スカイアクティブの思想からミニバンを廃したマツダで言えば、3列シートをお望みなら、3列目席でもしっかりと座れ、乗降性もいいCX-8がありますよ、ということだ。
そして三菱以外の自動車メーカーには、背の高いボックス型ミニバンに余裕ある最低地上高を与えることに、乗降性、重心、走行安定性などの要件から、抵抗があるのかも知れない。
そしてミニバン×本格SUVという、両車のいいとこ取りをしたある意味特殊なクルマを積極的に望むユーザーが、三菱ほどいないであろう予測も立つ。
とはいえアウトドア・キャンプでは、SUVよりむしろミニバンのほうが役立つことが多い。荷物の積載性(3列目席格納時)はもちろん、天候の急変などで車内に避難する際のシートアレンジ性の多彩さ、ベッド化、お座敷化のしやすさにもメリットがある。
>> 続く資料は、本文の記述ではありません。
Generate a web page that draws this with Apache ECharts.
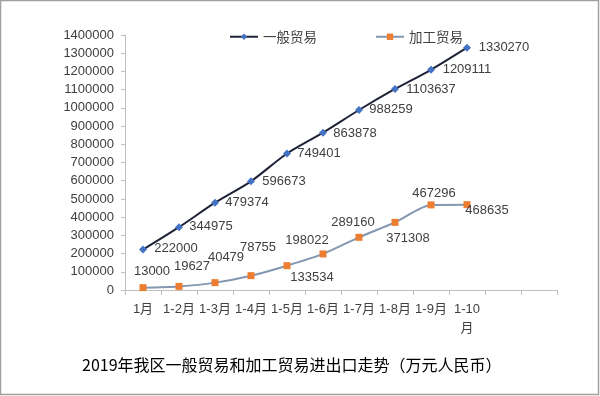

実際、三菱自動車主催のスターキャンプの現場でも、アウトランダーの参加者は当然としても、主役はデリカD:5なのである。
だとすれば、他車のミニバンにも、アウトドアテイストあるモデルが追加されるのが時代の流れというべきだろうが、そこは、上記の理由もあって、最低地上高を高めない、ルックス重視のミニバンクロスオーバーモデルにならざるを得ないのだろう。
トヨタ シエンタが、先代までのキャラクターから一転、クロスオーバーテイストあるルックスになったのが、その象徴のようにも思える。